A sense of healing and wanting to put away things from the past characterize Hyun-Hee Lee’s most recent works. The process of her art making is both as performance and a kind of catharsis. Sitting and embroidering she describes as meditative and healing. Stitches close wounds forming silken ‘scars’. Hers is an action, not of forgetting – but recalling; acknowledging, recording and protecting; sometimes wrapping into parcels of time and place, of linking past and present. The artist’s sentiments are personal yet public and shared as singular yet universal emotions.
The series Compassion: wound, Compassion: absolve, Compassion: purge, is a complexsummation work of so many layers - physically, psychologically and spiritually, bringing together influences from the artist’s Buddhist upbringing, Korean cultural heritage and her life experience.

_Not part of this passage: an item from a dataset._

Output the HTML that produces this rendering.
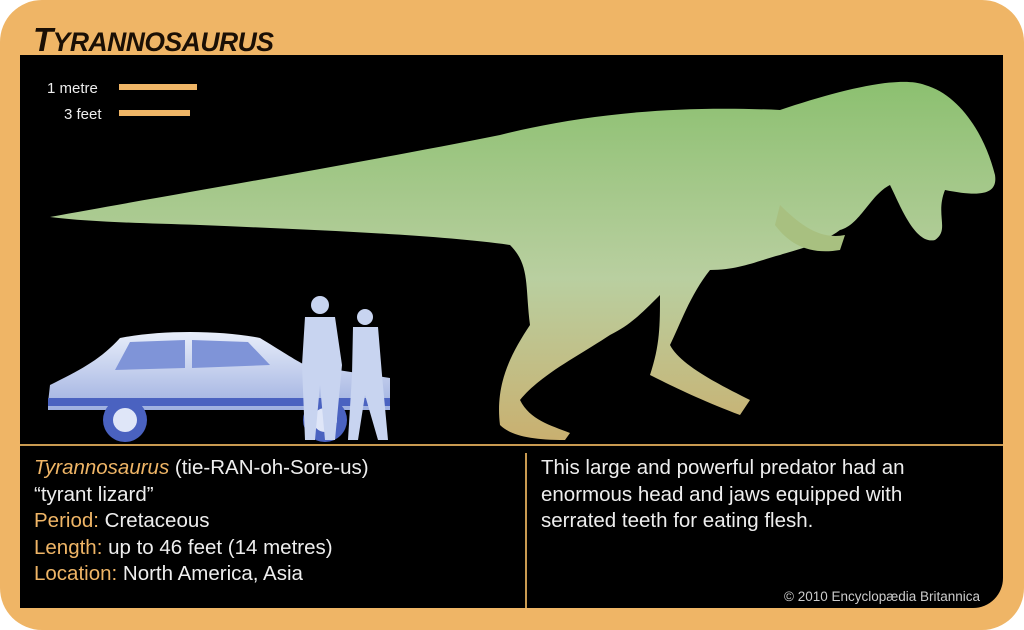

The works are vested in meditation process and philosophy where a wound held from the past, through forgiveness (absolution), can be purged and cleansed, leading to enlightenment.
Each Compassion work has multiple small panels of three layers of stitched-together Hanji paper, which is dyed and stained – both physically and metaphorically. The layers are symbolic of past, present and future and secrete the agony or threat within. The rectangular shape and format comes from that of a Sharmanic charm or amulet that will encapsulate a written or drawn message as a protection from evil spirits.
Penitence #2 and Devotion #2 both embody the ritualistic practice of burning; that of the penitent writing with hot wire the feeling or incident to be erased, the heat scorching through three paper layers symbolic of past present and future, leaving a its ‘scar’-like trace. Burning can also be devotional - by the lighting of candles as offerings in church or burning prayer papers in temples. The artist has stitched both the arrays of talismans to stretched transparent silk backings, letting a soft light filter through and between the panels, But she has then overlaid the whole of Devotion #2 in another layer of the silk, signifying balm and protection and putting away.